SET PROBLEM
Return the material exactly, first line through the line containing "const FSIZE = 19.5;", and nothing more. Pictures stay out.

AVAILABLE RECORDS
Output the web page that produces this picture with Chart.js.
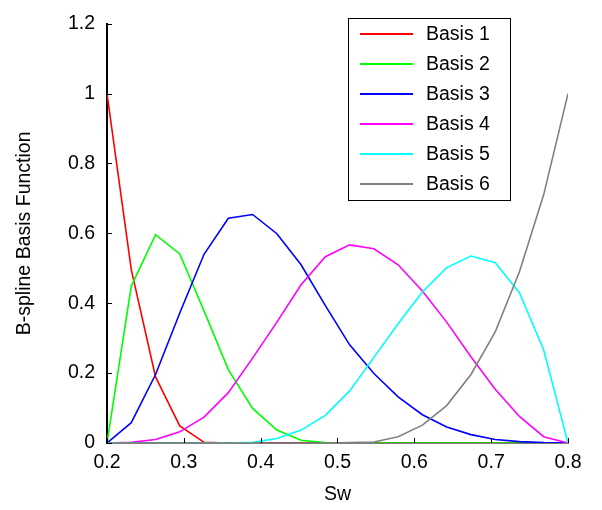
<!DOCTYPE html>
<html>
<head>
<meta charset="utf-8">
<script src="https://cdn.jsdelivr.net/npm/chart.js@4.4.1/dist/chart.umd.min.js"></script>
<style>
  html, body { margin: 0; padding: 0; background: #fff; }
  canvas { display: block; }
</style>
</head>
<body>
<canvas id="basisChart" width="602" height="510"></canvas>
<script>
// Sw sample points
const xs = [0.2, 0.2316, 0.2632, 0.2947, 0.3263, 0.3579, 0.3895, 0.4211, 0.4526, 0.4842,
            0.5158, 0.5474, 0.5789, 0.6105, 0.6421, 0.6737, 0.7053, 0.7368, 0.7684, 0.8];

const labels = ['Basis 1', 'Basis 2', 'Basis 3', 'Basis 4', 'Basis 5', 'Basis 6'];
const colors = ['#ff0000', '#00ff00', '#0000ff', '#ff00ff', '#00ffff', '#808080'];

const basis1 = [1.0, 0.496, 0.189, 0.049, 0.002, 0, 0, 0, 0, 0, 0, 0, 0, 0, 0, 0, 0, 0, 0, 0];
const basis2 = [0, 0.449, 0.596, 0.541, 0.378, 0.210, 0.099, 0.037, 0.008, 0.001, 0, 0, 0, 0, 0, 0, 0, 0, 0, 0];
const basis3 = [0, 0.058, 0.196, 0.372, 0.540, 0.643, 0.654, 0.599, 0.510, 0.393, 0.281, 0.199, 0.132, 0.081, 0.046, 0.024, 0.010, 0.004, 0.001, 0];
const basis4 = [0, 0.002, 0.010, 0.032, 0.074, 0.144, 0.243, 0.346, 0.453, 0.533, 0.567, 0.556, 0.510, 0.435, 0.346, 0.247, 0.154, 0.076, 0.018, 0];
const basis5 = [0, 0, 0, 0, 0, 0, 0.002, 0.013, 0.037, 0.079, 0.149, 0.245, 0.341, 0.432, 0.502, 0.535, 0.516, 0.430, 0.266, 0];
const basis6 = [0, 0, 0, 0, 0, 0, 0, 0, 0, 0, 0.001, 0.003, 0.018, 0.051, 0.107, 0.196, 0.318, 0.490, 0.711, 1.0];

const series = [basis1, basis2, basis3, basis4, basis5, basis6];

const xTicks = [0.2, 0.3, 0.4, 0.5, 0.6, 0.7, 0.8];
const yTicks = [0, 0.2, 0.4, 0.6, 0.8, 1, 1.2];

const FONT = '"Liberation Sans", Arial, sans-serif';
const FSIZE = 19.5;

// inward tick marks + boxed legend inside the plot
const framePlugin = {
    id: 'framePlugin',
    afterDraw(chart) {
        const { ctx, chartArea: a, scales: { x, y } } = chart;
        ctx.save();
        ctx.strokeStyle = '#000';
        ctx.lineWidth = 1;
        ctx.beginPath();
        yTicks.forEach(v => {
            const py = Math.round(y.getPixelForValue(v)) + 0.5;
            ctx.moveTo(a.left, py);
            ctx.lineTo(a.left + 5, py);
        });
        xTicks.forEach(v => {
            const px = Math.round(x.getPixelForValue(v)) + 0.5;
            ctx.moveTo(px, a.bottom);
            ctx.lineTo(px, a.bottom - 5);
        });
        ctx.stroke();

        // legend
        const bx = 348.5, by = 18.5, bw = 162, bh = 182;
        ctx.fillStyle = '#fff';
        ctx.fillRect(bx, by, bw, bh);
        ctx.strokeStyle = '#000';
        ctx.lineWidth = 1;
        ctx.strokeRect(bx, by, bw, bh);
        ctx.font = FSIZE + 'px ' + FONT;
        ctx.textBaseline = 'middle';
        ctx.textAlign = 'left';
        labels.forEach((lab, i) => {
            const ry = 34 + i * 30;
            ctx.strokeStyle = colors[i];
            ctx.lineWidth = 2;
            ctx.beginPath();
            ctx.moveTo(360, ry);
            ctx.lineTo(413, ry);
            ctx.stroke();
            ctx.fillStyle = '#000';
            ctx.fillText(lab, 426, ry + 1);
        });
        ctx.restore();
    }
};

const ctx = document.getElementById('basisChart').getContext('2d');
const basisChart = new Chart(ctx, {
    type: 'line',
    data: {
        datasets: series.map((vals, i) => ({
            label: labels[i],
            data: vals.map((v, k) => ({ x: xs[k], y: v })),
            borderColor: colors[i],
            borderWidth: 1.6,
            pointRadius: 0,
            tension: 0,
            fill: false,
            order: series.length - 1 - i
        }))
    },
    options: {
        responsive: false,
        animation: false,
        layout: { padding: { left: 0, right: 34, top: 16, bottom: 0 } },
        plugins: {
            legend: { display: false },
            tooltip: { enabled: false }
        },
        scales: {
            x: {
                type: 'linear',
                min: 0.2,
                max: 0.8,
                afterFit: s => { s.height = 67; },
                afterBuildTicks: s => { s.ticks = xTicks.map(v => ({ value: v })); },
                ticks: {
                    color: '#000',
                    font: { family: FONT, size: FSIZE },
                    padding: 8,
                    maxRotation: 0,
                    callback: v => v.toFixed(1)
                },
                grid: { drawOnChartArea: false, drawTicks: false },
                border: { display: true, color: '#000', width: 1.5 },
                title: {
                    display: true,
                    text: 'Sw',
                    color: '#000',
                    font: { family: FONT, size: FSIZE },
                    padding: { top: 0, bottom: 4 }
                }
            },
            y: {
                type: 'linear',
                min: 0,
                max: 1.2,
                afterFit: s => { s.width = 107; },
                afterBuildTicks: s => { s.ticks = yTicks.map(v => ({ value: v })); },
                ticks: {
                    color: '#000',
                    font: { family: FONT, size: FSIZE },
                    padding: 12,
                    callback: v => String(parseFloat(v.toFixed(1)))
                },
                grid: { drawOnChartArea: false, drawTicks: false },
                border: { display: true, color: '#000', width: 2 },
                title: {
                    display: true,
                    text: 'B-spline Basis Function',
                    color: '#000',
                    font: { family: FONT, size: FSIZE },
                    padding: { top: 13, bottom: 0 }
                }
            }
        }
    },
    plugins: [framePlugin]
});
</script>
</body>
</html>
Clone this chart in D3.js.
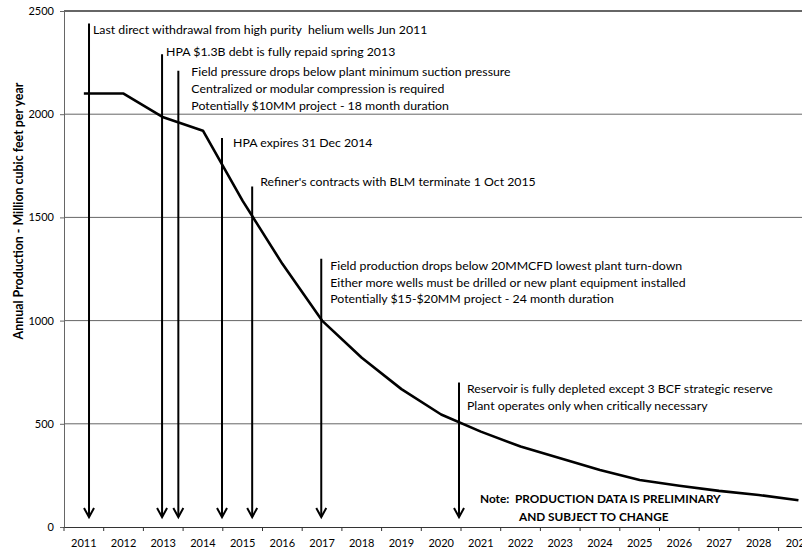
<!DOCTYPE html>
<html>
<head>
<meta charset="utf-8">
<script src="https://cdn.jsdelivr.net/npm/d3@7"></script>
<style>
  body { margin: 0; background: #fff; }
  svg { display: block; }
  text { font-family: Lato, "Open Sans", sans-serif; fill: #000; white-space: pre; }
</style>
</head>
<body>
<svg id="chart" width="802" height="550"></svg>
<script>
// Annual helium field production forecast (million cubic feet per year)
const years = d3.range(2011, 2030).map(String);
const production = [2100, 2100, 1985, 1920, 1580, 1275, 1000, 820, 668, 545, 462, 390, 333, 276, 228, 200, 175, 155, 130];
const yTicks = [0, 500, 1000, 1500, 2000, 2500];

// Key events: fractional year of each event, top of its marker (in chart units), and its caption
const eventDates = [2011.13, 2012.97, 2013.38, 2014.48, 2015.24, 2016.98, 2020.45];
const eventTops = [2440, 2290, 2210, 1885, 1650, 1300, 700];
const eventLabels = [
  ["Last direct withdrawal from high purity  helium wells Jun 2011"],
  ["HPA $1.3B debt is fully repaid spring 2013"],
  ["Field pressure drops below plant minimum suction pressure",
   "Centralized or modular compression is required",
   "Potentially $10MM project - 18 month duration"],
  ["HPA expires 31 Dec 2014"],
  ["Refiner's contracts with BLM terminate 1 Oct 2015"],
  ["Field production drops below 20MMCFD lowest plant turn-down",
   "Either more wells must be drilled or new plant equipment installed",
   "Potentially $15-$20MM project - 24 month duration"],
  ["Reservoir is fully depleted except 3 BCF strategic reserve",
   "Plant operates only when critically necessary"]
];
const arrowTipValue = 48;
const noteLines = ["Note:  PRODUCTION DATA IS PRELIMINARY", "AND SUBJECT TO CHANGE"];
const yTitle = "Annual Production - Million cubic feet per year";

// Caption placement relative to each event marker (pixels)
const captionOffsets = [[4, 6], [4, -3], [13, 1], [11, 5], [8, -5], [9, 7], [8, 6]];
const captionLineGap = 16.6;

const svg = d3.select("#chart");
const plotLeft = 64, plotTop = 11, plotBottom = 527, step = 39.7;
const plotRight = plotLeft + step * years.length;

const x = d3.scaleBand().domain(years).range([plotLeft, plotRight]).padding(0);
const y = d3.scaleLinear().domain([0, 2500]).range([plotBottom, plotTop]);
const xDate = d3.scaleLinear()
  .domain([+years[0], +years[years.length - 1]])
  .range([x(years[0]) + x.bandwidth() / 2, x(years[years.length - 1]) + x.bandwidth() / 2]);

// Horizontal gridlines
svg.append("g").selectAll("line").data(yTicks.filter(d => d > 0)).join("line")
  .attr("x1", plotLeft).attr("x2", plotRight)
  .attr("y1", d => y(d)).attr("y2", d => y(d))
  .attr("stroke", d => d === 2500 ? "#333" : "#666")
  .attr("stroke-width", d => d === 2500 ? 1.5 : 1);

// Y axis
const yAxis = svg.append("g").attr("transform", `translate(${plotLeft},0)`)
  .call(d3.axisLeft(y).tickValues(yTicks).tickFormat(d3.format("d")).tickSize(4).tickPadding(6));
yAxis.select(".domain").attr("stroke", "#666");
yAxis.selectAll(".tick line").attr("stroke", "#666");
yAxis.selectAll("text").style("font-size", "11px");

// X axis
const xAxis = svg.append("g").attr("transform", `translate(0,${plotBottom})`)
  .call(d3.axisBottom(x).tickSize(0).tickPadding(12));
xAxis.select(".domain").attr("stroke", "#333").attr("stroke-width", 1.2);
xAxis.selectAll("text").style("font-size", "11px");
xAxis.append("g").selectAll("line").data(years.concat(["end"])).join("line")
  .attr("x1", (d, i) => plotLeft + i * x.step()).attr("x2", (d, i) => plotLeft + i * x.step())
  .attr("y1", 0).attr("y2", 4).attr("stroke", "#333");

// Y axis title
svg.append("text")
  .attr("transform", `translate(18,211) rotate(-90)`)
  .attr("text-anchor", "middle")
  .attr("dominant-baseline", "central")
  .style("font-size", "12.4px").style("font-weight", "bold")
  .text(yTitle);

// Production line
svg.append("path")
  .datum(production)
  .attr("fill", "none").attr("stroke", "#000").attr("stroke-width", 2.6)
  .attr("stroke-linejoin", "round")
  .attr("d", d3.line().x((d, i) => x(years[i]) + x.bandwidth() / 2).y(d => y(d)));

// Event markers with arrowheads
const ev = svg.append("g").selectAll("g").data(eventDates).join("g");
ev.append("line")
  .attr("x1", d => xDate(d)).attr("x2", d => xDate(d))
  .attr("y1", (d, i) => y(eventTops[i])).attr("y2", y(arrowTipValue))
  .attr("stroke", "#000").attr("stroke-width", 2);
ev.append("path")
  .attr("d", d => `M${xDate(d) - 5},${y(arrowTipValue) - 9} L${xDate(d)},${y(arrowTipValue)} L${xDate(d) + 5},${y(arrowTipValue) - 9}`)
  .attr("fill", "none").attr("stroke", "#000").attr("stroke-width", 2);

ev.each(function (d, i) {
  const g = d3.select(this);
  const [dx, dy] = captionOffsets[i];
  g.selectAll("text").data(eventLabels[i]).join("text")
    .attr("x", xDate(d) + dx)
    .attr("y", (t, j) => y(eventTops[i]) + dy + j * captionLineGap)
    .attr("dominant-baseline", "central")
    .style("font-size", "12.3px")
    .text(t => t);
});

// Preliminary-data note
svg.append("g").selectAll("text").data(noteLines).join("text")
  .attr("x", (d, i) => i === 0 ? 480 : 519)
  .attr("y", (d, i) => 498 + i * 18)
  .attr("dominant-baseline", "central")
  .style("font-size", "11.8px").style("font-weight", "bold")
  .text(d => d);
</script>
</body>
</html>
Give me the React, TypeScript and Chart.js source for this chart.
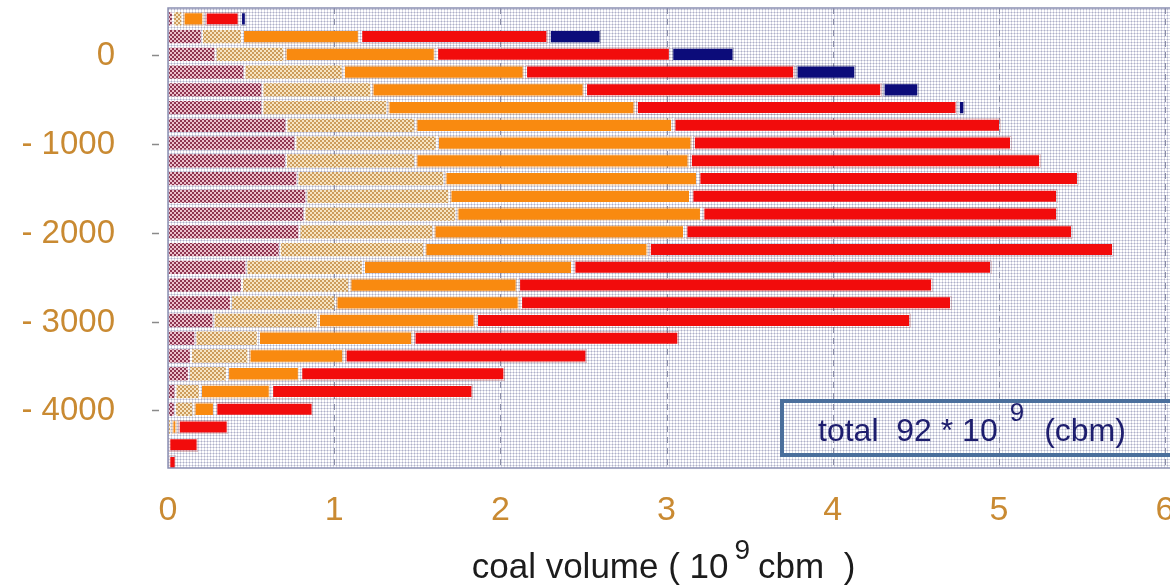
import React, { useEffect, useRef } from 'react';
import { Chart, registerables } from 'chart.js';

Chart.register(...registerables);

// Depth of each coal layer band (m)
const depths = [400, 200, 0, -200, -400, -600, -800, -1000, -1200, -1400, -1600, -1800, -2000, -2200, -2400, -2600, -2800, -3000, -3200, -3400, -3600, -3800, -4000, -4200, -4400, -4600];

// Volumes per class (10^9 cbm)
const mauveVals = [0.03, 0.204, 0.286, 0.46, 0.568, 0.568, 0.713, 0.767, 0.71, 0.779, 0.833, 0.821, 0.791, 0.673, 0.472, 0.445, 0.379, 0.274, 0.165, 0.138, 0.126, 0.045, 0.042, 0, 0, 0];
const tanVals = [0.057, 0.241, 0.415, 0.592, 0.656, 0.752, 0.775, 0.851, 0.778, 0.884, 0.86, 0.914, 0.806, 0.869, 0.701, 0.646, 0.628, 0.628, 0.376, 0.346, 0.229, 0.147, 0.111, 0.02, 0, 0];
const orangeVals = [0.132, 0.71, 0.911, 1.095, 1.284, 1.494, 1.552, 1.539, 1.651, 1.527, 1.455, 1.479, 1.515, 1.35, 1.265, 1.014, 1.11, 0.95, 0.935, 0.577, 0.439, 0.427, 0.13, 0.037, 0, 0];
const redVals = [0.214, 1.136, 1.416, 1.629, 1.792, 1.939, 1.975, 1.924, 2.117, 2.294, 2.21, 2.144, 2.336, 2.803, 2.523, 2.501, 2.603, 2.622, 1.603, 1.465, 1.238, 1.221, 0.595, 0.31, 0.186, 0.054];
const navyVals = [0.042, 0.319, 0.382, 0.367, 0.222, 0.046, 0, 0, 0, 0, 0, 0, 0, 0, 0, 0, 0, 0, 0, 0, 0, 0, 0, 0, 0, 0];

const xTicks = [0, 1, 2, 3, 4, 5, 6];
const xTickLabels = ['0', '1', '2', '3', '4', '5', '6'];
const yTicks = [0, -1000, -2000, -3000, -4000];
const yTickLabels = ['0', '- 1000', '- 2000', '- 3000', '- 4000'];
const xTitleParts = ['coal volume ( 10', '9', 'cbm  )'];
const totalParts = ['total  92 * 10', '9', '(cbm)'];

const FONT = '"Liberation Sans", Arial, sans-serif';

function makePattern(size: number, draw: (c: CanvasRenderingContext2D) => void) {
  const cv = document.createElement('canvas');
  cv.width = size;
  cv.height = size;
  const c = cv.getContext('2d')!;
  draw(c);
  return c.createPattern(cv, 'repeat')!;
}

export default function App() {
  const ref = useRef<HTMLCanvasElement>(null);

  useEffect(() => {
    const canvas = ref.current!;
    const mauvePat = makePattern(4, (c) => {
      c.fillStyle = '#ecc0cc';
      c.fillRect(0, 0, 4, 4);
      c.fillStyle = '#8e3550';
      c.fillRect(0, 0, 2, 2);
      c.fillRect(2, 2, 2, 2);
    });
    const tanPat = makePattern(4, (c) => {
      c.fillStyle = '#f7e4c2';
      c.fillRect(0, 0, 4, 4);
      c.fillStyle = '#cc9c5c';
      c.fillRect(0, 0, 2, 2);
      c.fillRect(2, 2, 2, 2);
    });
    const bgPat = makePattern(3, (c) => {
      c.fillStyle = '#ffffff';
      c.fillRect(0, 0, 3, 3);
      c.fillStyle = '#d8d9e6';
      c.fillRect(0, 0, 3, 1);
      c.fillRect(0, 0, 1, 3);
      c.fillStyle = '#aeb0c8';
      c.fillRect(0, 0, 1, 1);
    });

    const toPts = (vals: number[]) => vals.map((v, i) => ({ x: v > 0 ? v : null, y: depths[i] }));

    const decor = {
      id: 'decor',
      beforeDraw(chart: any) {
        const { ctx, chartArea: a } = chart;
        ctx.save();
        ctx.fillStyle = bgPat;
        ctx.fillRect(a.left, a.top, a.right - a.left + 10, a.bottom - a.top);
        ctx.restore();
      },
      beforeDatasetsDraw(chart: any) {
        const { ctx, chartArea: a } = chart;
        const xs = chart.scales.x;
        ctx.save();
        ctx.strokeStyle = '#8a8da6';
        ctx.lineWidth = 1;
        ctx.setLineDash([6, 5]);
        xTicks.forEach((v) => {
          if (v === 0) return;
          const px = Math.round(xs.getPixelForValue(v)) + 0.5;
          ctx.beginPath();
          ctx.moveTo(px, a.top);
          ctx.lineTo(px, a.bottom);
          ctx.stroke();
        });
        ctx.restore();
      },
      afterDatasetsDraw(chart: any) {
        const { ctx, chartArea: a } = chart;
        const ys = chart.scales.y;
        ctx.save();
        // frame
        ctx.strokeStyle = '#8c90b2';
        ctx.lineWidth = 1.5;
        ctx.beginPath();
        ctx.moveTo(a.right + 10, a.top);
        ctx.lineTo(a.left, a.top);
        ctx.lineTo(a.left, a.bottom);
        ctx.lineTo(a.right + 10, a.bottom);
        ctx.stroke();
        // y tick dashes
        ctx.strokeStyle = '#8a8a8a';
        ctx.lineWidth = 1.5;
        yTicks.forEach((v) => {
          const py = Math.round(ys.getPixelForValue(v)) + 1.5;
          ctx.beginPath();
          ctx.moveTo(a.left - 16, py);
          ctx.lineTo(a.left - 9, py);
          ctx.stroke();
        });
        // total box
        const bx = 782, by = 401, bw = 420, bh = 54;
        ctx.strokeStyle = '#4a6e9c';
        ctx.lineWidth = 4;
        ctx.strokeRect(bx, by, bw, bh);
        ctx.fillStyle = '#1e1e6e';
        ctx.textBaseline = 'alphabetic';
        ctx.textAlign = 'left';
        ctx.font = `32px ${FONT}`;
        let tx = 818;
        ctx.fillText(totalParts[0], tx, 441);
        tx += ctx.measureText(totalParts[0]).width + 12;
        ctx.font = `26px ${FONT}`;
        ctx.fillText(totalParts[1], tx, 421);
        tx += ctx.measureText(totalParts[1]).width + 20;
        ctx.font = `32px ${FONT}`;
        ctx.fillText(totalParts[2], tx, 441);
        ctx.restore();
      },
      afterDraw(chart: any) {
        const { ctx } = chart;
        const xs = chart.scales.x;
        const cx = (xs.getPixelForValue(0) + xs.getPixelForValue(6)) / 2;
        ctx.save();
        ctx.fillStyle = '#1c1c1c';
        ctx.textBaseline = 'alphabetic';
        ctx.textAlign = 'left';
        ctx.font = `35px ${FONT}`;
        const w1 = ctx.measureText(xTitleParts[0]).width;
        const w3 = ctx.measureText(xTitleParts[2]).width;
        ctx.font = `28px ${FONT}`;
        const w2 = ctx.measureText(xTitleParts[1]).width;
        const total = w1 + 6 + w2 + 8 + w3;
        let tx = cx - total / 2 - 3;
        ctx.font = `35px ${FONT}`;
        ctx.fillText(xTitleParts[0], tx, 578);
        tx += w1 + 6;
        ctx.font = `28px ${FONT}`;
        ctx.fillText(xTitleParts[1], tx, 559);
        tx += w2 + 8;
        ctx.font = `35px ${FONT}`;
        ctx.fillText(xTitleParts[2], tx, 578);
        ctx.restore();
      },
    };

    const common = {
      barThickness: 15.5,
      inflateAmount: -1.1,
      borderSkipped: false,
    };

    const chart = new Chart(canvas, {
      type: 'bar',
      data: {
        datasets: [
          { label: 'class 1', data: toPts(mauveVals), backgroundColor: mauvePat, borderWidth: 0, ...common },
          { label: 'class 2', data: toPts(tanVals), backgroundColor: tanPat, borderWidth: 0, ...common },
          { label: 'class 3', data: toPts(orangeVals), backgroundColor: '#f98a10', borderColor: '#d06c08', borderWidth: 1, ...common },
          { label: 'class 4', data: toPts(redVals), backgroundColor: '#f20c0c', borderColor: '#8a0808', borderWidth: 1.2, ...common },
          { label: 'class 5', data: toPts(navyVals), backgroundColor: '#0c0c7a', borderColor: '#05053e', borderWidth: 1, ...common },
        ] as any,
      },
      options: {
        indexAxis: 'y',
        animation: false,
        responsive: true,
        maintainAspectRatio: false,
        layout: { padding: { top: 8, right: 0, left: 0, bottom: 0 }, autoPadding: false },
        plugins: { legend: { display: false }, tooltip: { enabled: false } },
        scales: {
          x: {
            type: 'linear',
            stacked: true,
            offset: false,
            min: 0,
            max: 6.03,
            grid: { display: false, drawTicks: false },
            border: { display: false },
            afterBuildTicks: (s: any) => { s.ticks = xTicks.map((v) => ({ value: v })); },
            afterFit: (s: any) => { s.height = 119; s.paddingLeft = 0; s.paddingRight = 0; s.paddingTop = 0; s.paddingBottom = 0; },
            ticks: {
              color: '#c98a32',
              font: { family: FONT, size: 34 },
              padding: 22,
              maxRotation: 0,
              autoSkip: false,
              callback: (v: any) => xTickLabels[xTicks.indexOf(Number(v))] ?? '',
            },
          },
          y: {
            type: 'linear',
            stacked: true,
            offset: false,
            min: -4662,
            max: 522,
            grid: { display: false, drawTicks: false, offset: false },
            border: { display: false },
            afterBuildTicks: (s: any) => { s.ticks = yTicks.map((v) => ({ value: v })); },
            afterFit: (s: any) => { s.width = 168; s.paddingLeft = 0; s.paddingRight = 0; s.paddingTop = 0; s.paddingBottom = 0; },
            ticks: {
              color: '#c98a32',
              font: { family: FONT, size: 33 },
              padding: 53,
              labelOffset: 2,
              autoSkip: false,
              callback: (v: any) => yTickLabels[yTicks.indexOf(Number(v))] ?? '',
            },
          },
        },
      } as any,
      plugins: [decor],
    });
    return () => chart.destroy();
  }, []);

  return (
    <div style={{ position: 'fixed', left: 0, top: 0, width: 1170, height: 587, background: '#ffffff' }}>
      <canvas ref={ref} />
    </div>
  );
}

RESPONSE TO THIS EXERCISE
Output the web page that produces this picture with Chart.js.
<!DOCTYPE html>
<html>
<head>
<meta charset="utf-8">
<script src="https://cdn.jsdelivr.net/npm/chart.js@4.4.1/dist/chart.umd.min.js"></script>
<style>
  html, body { margin: 0; padding: 0; background: #fff; }
  canvas { display: block; }
</style>
</head>
<body>
<canvas id="basisChart" width="602" height="510"></canvas>
<script>
// Sw sample points
const xs = [0.2, 0.2316, 0.2632, 0.2947, 0.3263, 0.3579, 0.3895, 0.4211, 0.4526, 0.4842,
            0.5158, 0.5474, 0.5789, 0.6105, 0.6421, 0.6737, 0.7053, 0.7368, 0.7684, 0.8];

const labels = ['Basis 1', 'Basis 2', 'Basis 3', 'Basis 4', 'Basis 5', 'Basis 6'];
const colors = ['#ff0000', '#00ff00', '#0000ff', '#ff00ff', '#00ffff', '#808080'];

const basis1 = [1.0, 0.496, 0.189, 0.049, 0.002, 0, 0, 0, 0, 0, 0, 0, 0, 0, 0, 0, 0, 0, 0, 0];
const basis2 = [0, 0.449, 0.596, 0.541, 0.378, 0.210, 0.099, 0.037, 0.008, 0.001, 0, 0, 0, 0, 0, 0, 0, 0, 0, 0];
const basis3 = [0, 0.058, 0.196, 0.372, 0.540, 0.643, 0.654, 0.599, 0.510, 0.393, 0.281, 0.199, 0.132, 0.081, 0.046, 0.024, 0.010, 0.004, 0.001, 0];
const basis4 = [0, 0.002, 0.010, 0.032, 0.074, 0.144, 0.243, 0.346, 0.453, 0.533, 0.567, 0.556, 0.510, 0.435, 0.346, 0.247, 0.154, 0.076, 0.018, 0];
const basis5 = [0, 0, 0, 0, 0, 0, 0.002, 0.013, 0.037, 0.079, 0.149, 0.245, 0.341, 0.432, 0.502, 0.535, 0.516, 0.430, 0.266, 0];
const basis6 = [0, 0, 0, 0, 0, 0, 0, 0, 0, 0, 0.001, 0.003, 0.018, 0.051, 0.107, 0.196, 0.318, 0.490, 0.711, 1.0];

const series = [basis1, basis2, basis3, basis4, basis5, basis6];

const xTicks = [0.2, 0.3, 0.4, 0.5, 0.6, 0.7, 0.8];
const yTicks = [0, 0.2, 0.4, 0.6, 0.8, 1, 1.2];

const FONT = '"Liberation Sans", Arial, sans-serif';
const FSIZE = 19.5;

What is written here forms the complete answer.